En tercer lugar, el fallecimiento del ministro Larrañaga y la asunción de Heber ocurrieron en el tramo final de las intensas restricciones de movilidad, producto de la pandemia. A partir de allí, el delito (sobre todo el más violento) recobró su vigor. Las dinámicas territoriales se hicieron más agudas, la presencia policial fue más esporádica y a demanda, y todo eso en medio de grandes vacíos en materia de articulaciones eficaces de políticas locales. Las distancias entre el escenario mediático más o menos disciplinado y las realidades territoriales concretas han creado una brecha por la cual se filtran el malestar y la deslegitimación. Algunos sondeos de opinión pública ya reflejan esa realidad.

La cuarta etapa combina todas esas dificultades con una crisis institucional profunda, que vincula al gobierno (y en especial al Ministerio del Interior) con una trama de clientelismo, espionaje y entrega de pasaportes a narcotraficantes. En todos esos casos, hubo implicados que ostentaban altos cargos policiales. No fue sencillo transitar esa crisis, y la estrategia fue aguantar hasta que pasara y se quitara del foco de la opinión pública. Más allá de esas astucias, la afectación política fue severa.

Hoy transitamos este último tramo de gobierno bajo la tónica de lo que fue todo el período: problemas agravados, descontentos en las internas institucionales, polarización política y un nivel de violencia homicida que amenaza con salirse de cauce nuevamente.

Si juzgamos el impulso final de este gobierno por lo que se plantea en esta última rendición de cuentas, deberíamos concluir que la agenda está totalmente agotada. Salvo algunos cambios en materia de compensación salarial, reestructuras y creación de cargos, lo único que se propone es el aumento de penas mínimas y máximas para el homicidio simple y la introducción de agravante cuando las muertes adquieran las modalidades propias de las ejecuciones en el marco del delito organizado. De nuevo, el recurso simbólico de la severidad se esgrime como equivalente de una acción necesaria en materia de política pública.

Por un momento llegamos a creer que, en esta rendición de cuentas, algunas de las medidas que se tramitaron en los diálogos multipartidarios serían incorporadas. Mal o bien, con esas medidas se abrían un discurso y una línea de acción orientados en un sentido diferente.
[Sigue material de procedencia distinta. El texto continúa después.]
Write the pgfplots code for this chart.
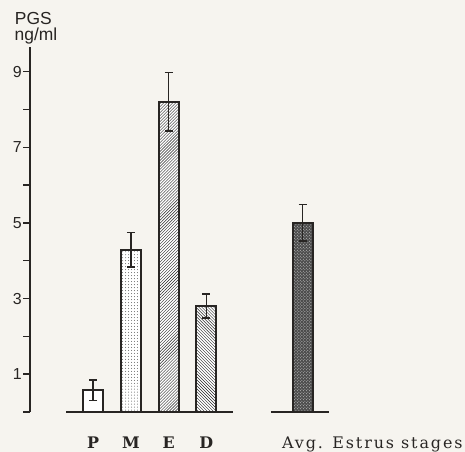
\documentclass[border=0pt]{standalone}
\usepackage{fontspec}
\usepackage{pgfplots}
\pgfplotsset{compat=1.18}
\usetikzlibrary{patterns}
\newfontfamily\lsans{Liberation Sans}
\newfontfamily\dserif{DejaVu Serif}
\newfontfamily\dserifwide[LetterSpace=12]{DejaVu Serif}
\definecolor{bgcol}{RGB}{246,244,239}
\definecolor{ink}{RGB}{40,37,35}
\begin{document}
\begin{tikzpicture}
\fill[bgcol] (0,0) rectangle (465bp,452bp);
\useasboundingbox (0,0) rectangle (465bp,452bp);
\begin{axis}[
  at={(30bp,40bp)}, anchor=south west,
  scale only axis, width=301bp, height=365bp,
  xmin=-0.67, xmax=7.3, ymin=0, ymax=9.65,
  axis x line=none, axis y line=left,
  y axis line style={-, ink, line width=1.6bp},
  ytick={0,1,2,3,4,5,6,7,8,9},
  yticklabels={,1,,3,,5,,7,,9},
  tick align=outside, major tick length=7bp,
  ytick style={ink, line width=1.4bp},
  yticklabel style={font=\lsans\fontsize{16}{18}\selectfont, text=ink, inner sep=1bp},
  /pgf/number format/assume math mode=true,
  clip=false,
]
% baselines
\addplot[ink, line width=1.6bp] coordinates {(0.285,0) (4.70,0)};
\addplot[ink, line width=1.6bp] coordinates {(5.71,0) (7.24,0)};
% bars
\addplot[ybar, bar shift=0pt, bar width=20bp, draw=ink, line width=2bp, fill=white,
  error bars/.cd, y dir=both, y explicit, error bar style={ink, line width=1.5bp},
  error mark options={rotate=90, mark size=4bp, line width=1.5bp, ink}]
  coordinates {(1,0.58) +- (0,0.27)};
\addplot[ybar, bar shift=0pt, bar width=20bp, draw=ink, line width=2bp, fill=white,
  postaction={pattern=dots, pattern color=black!60},
  error bars/.cd, y dir=both, y explicit, error bar style={ink, line width=1.5bp},
  error mark options={rotate=90, mark size=4bp, line width=1.5bp, ink}]
  coordinates {(2,4.29) +- (0,0.46)};
\addplot[ybar, bar shift=0pt, bar width=20bp, draw=ink, line width=2bp, fill=white,
  postaction={pattern=north east lines, pattern color=black!85},
  error bars/.cd, y dir=both, y explicit, error bar style={ink, line width=1.5bp},
  error mark options={rotate=90, mark size=4bp, line width=1.5bp, ink}]
  coordinates {(3,8.2) +- (0,0.77)};
\addplot[ybar, bar shift=0pt, bar width=20bp, draw=ink, line width=2bp, fill=white,
  postaction={pattern=north west lines, pattern color=black!85},
  error bars/.cd, y dir=both, y explicit, error bar style={ink, line width=1.5bp},
  error mark options={rotate=90, mark size=4bp, line width=1.5bp, ink}]
  coordinates {(4,2.8) +- (0,0.32)};
\addplot[ybar, bar shift=0pt, bar width=20bp, draw=ink, line width=2bp, fill=black!70,
  postaction={pattern=crosshatch dots, pattern color=white!80!black},
  error bars/.cd, y dir=both, y explicit, error bar style={ink, line width=1.5bp},
  error mark options={rotate=90, mark size=4bp, line width=1.5bp, ink}]
  coordinates {(6.55,5.0) +- (0,0.48)};
% category labels
\node[anchor=base, text=ink, font=\dserif\bfseries\fontsize{16}{19}\selectfont] at (axis cs:1,0) [yshift=-36bp] {P};
\node[anchor=base, text=ink, font=\dserif\bfseries\fontsize{16}{19}\selectfont] at (axis cs:2,0) [yshift=-36bp] {M};
\node[anchor=base, text=ink, font=\dserif\bfseries\fontsize{16}{19}\selectfont] at (axis cs:3,0) [yshift=-36bp] {E};
\node[anchor=base, text=ink, font=\dserif\bfseries\fontsize{16}{19}\selectfont] at (axis cs:4,0) [yshift=-36bp] {D};
\node[anchor=base west, inner sep=0pt, text=ink, font=\dserifwide\fontsize{16}{19}\selectfont] at (axis cs:6.0,0) [yshift=-36bp] {Avg. Estrus stages};
% y label
\node[anchor=base, inner sep=0pt, text=ink, font=\lsans\fontsize{17.5}{20}\selectfont] at (axis cs:-0.58,9.65) [yshift=22bp] {PGS};
\node[anchor=base, inner sep=0pt, text=ink, font=\lsans\fontsize{17.5}{20}\selectfont] at (axis cs:-0.51,9.65) [yshift=6bp] {ng/ml};
\end{axis}
\end{tikzpicture}
\end{document}
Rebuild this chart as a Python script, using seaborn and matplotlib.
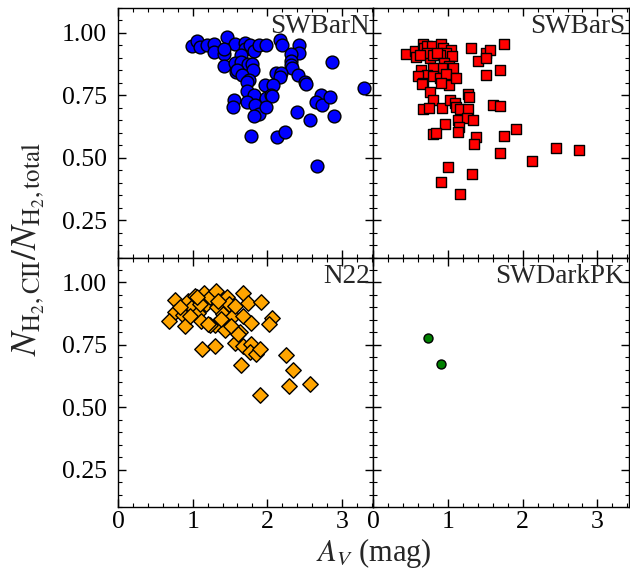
import numpy as np
import pandas as pd
import matplotlib
matplotlib.use("Agg")
import matplotlib.pyplot as plt
import seaborn as sns
from matplotlib.ticker import MultipleLocator

# ---- data ----
swbarn_av = [0.987, 1.058, 1.093, 1.191, 1.280, 1.458, 1.564, 1.707, 1.707, 1.769, 1.822, 1.884, 1.987,
             2.169, 2.196, 2.418, 1.289, 1.422, 1.413, 1.644, 2.427, 2.311, 1.422, 1.564, 1.653, 1.742,
             1.796, 1.813, 1.582, 1.600, 1.662, 1.760, 1.733, 2.311, 2.320, 2.329, 2.409, 2.871, 2.116,
             2.187, 2.169, 1.973, 2.080, 2.498, 2.516, 1.724, 1.822, 1.982, 2.053, 2.062, 3.298, 1.556,
             1.538, 1.733, 1.831, 1.893, 1.822, 1.982, 2.400, 2.578, 2.720, 2.658, 2.729, 2.844, 2.889,
             1.778, 2.133, 2.231, 2.667]
swbarn_f = [0.949, 0.967, 0.944, 0.950, 0.957, 0.983, 0.957, 0.958, 0.934, 0.950, 0.926, 0.952, 0.952,
            0.972, 0.953, 0.953, 0.924, 0.916, 0.937, 0.910, 0.920, 0.916, 0.866, 0.879, 0.883, 0.875,
            0.877, 0.853, 0.842, 0.853, 0.833, 0.813, 0.803, 0.886, 0.873, 0.859, 0.833, 0.882, 0.839,
            0.839, 0.822, 0.790, 0.790, 0.803, 0.795, 0.768, 0.752, 0.739, 0.752, 0.747, 0.779, 0.732,
            0.705, 0.725, 0.712, 0.675, 0.669, 0.705, 0.685, 0.650, 0.752, 0.725, 0.712, 0.742, 0.668,
            0.586, 0.585, 0.602, 0.467]

swbars_av = [0.438, 0.555, 0.573, 0.671, 0.680, 0.716, 0.783, 0.904, 0.931, 1.038, 0.966, 0.886, 0.752,
             0.716, 0.626, 0.796, 0.850, 1.056, 0.940, 1.011, 1.065, 0.922, 0.805, 0.635, 0.716, 0.600,
             0.671, 0.653, 0.805, 0.895, 0.975, 1.011, 1.110, 0.904, 0.761, 0.805, 0.671, 0.743, 0.922,
             1.029, 1.092, 1.101, 1.154, 1.262, 1.280, 1.271, 1.128, 1.253, 1.333, 0.957, 1.145, 1.128,
             0.796, 0.841, 1.306, 1.503, 1.566, 1.405, 1.503, 1.754, 1.691, 1.503, 1.602, 1.700, 1.906,
             1.754, 1.378, 1.342, 1.691, 2.130, 2.443, 2.756, 0.993, 1.324, 0.904, 1.163]
swbars_f = [0.917, 0.926, 0.902, 0.956, 0.940, 0.946, 0.946, 0.956, 0.940, 0.933, 0.920, 0.910, 0.900,
            0.920, 0.913, 0.913, 0.920, 0.906, 0.879, 0.866, 0.859, 0.859, 0.859, 0.853, 0.833, 0.826,
            0.799, 0.795, 0.826, 0.819, 0.835, 0.792, 0.819, 0.799, 0.763, 0.732, 0.696, 0.699, 0.699,
            0.732, 0.719, 0.705, 0.696, 0.755, 0.742, 0.696, 0.652, 0.658, 0.652, 0.634, 0.625, 0.602,
            0.594, 0.601, 0.940, 0.920, 0.932, 0.889, 0.900, 0.956, 0.851, 0.833, 0.712, 0.709, 0.616,
            0.586, 0.583, 0.554, 0.517, 0.487, 0.538, 0.530, 0.464, 0.434, 0.401, 0.353]

n22_av = [0.768, 0.759, 0.688, 0.875, 0.893, 0.938, 0.991, 1.036, 1.071, 1.107, 1.125, 1.152, 1.179,
          1.232, 1.313, 1.330, 1.304, 1.411, 1.455, 1.482, 1.438, 1.545, 1.518, 1.634, 1.679, 1.670,
          1.741, 1.777, 1.911, 2.063, 2.018, 1.571, 1.679, 1.786, 1.768, 1.848, 1.902, 1.125, 1.295,
          1.643, 2.250, 2.348, 2.286, 2.571, 1.902, 1.228, 1.098, 0.826, 1.607, 1.384, 0.960, 1.054,
          1.205, 1.563, 1.339]
n22_f = [0.929, 0.883, 0.846, 0.870, 0.826, 0.926, 0.900, 0.946, 0.879, 0.846, 0.924, 0.956, 0.913,
         0.942, 0.967, 0.900, 0.830, 0.873, 0.942, 0.913, 0.808, 0.866, 0.827, 0.803, 0.956, 0.866,
         0.916, 0.839, 0.922, 0.857, 0.833, 0.759, 0.746, 0.755, 0.723, 0.712, 0.732, 0.735, 0.744,
         0.669, 0.709, 0.649, 0.586, 0.594, 0.549, 0.830, 0.913, 0.900, 0.792, 0.853, 0.866, 0.940,
         0.833, 0.906, 0.926]

swdark_av = [0.738, 0.911]
swdark_f = [0.779, 0.675]

regions = ["SWBarN", "SWBarS", "N22", "SWDarkPK"]
region_av = [swbarn_av, swbars_av, n22_av, swdark_av]
region_f = [swbarn_f, swbars_f, n22_f, swdark_f]
colors = ["blue", "red", "orange", "green"]
markers = ["o", "s", "D", "o"]
sizes = [85, 62, 62, 42]

# ---- style ----
sns.set_style("ticks")
plt.rcParams["font.family"] = ["Liberation Serif", "DejaVu Serif"]
plt.rcParams["mathtext.fontset"] = "stix"

fig, axes = plt.subplots(2, 2, figsize=(6.3, 5.72), dpi=100, sharex=True, sharey=True)
fig.subplots_adjust(left=0.1873, right=0.998, top=0.986, bottom=0.1136, wspace=0, hspace=0)

for i, ax in enumerate(axes.flat):
    df = pd.DataFrame({"AV": region_av[i], "f": region_f[i]})
    sns.scatterplot(data=df, x="AV", y="f", ax=ax, color=colors[i], marker=markers[i],
                    s=sizes[i], edgecolor="black", linewidth=1.0, zorder=3)
    ax.set_xlim(0, 3.42)
    ax.set_ylim(0.1, 1.1)
    ax.set_xlabel("")
    ax.set_ylabel("")
    ax.xaxis.set_major_locator(MultipleLocator(1))
    ax.xaxis.set_minor_locator(MultipleLocator(0.2))
    ax.yaxis.set_major_locator(MultipleLocator(0.25))
    ax.yaxis.set_minor_locator(MultipleLocator(0.05))
    ax.tick_params(which="both", direction="in", top=True, right=True, labelsize=18.5, colors="black")
    ax.tick_params(which="major", length=6, width=1)
    ax.tick_params(which="minor", length=3, width=0.8)
    ax.tick_params(axis="y", which="major", pad=8)
    ax.tick_params(axis="x", which="major", pad=3)
    for sp in ax.spines.values():
        sp.set_visible(True)
        sp.set_color("black")
        sp.set_linewidth(1)
    ax.set_yticks([0.25, 0.5, 0.75, 1.0])
    ax.set_yticklabels(["0.25", "0.50", "0.75", "1.00"])
    ax.text(0.985, 0.975, regions[i], transform=ax.transAxes, ha="right", va="top", fontsize=19.5)

fig.text(0.045, 0.565, r"$N_{\rm H_2,CII}/N_{\rm H_2,total}$", rotation=90, ha="center", va="center",
         fontsize=25.5)
fig.text(0.593, 0.034, r"$A_V$ (mag)", ha="center", va="center", fontsize=22)

fig.savefig("out.png", dpi=100)
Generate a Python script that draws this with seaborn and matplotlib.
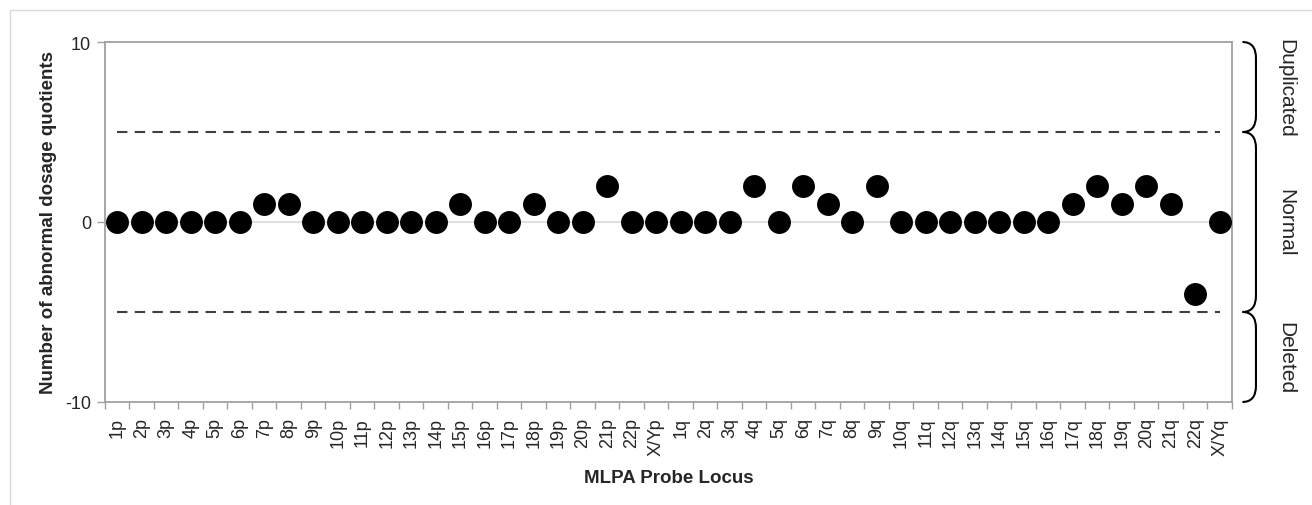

Si antes teníamos dudas sobre la viabilidad de esa propuesta, en la etapa en la que estamos, y con un ministro que ya anunció su fecha de retiro, sin contar los problemas internos que la coalición tiene por estos temas, hoy vemos que este impulso tiene muy pocas chances de prosperar.

La complejidad de las demandas, las iniciativas programáticas de cara a un nuevo ciclo electoral, lo que pueda subsistir como agenda de gobierno, la capacidad de propuesta y de interlocución de las organizaciones sociales y académicas, el impacto de una polarización política que encubre consensos sobre visiones sustantivas (en particular, sobre la centralidad de la Policía y de la cárcel) tendrán en los próximos meses nuevas articulaciones y espacios de posibilidad. Todo indica que estamos atrapados en una dinámica de la que no podemos salir. Cada impulso disruptivo es acorralado y reabsorbido. Estos niveles de violencia y criminalidad son producto de condiciones estructurales que no se quieren asumir en su profundidad. Pero, al mismo tiempo, esos niveles de violencia y criminalidad son realidades funcionales a la reproducción de intereses políticos e institucionales que sobredeterminan los procesos de gestión y las narrativas públicas. El drama de la seguridad es, en el fondo, el drama de la propia política.